Submitted to: Journal of Soil and Water Conservation
Publication Type: Peer reviewed journal
Publication Acceptance Date: 10/1/2002
Publication Date: 11/1/2002
Citation: DAVIS, J.G., IVERSEN, K.V., VIGIL, M.F. NUTRIENT VARIABILITY IN MANURES: IMPLICATIONS FOR SAMPLING AND REGIONAL DATABASE CREATION. JOURNAL OF SOIL AND WATER CONSERVATION. 2002. v. 57 p. 473-478. Interpretive Summary: The variability of nutrient contents in manure makes accurate recommendations for manure application difficult. The objective of this research was to evaluate the variability within and among samples of animal manure. The chemical analysis of feedlot beef, dairy, horse , sheep, chicken and swine manure was determined by sampling 6 to ten different livestock operations for each manure type and comparing the results to values found in the literature. We found that manure in Colorado tended to be drier and have lower ammonium levels then literature values but had higher phosphate (P) and potassium (K) levels. We found that on average, 25 sub-samples must be taken to be within 10% error of the true value of the manure source for nitrogen (N), P and K characterization of solid manures. To evaluate ammonium and nitrate values of the source over 100 sub-samples must be taken for a representative sample which is not, for most cases, practical or realistic. The data-set gives producers and livestock operators an idea of the difficulty in expecting a reliable manure loading rate for crop fields when no sampling is done.

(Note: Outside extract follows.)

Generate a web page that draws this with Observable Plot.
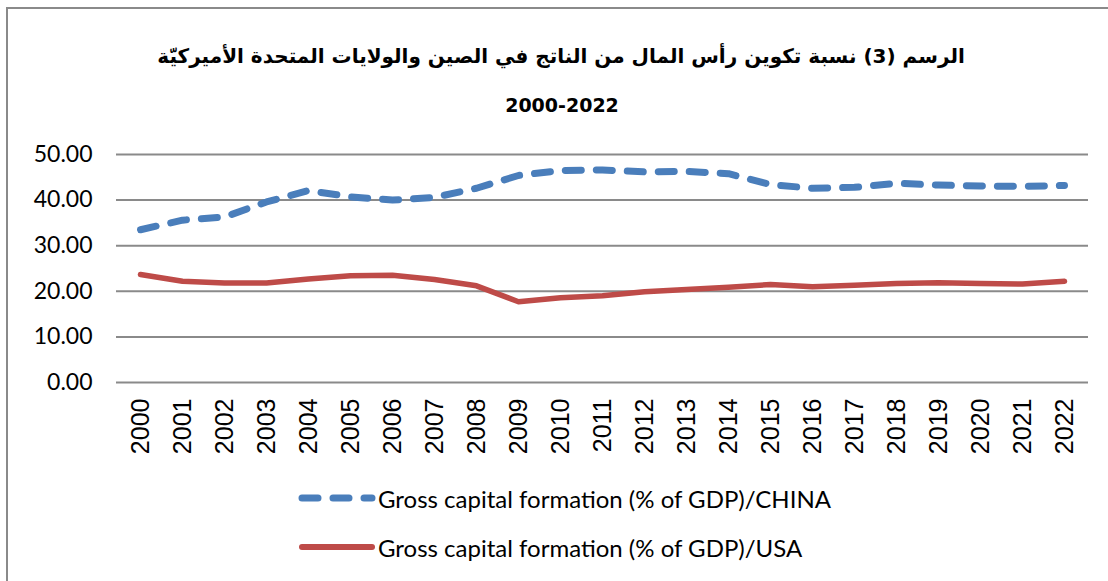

Technical Abstract: The variability of manure nutrient levels within and across farms makes manure sampling and development of reliable tabular values challenging. The chemical characteristics of beef, dairy, horse, sheep, and chicken solid manures in Colorado were evaluated by sampling six to ten different livestock operations for each manure type and comparing the results to values found in the literature. Due to the semi-arid climate of Colorado, manure tends to be drier and have lower ammonium (NH4-N) levels and higher phosphate (P205) and potash (K20) levels than those reported in the Midwest. Within-farm variability was assessed by analyzing ten sub-samples from each of nine manure sources. Coefficients of variation were calculated and the sample numbers necessary to achieve 10% probable error were determined. On average, about 25 sub-samples are necessary for nitrogen (N), phosphorus (P), and potassium (K) characterization of solid manures, but determining NH4-N and nitrate (NO3-N) concentrations requires over 100 sub-samples to form a representative sample, due to their relatively low concentrations. Data from Colorado, Utah, and New Mexico were combined to form a Mountain West Manure Database. The manure types, with a minimum of 72 farms represented in the database, have narrow confidence intervals. Until we have adequate sample numbers (>72 farms) to establish reliable table values based on local data for all manure types, manure sampling will be recommended.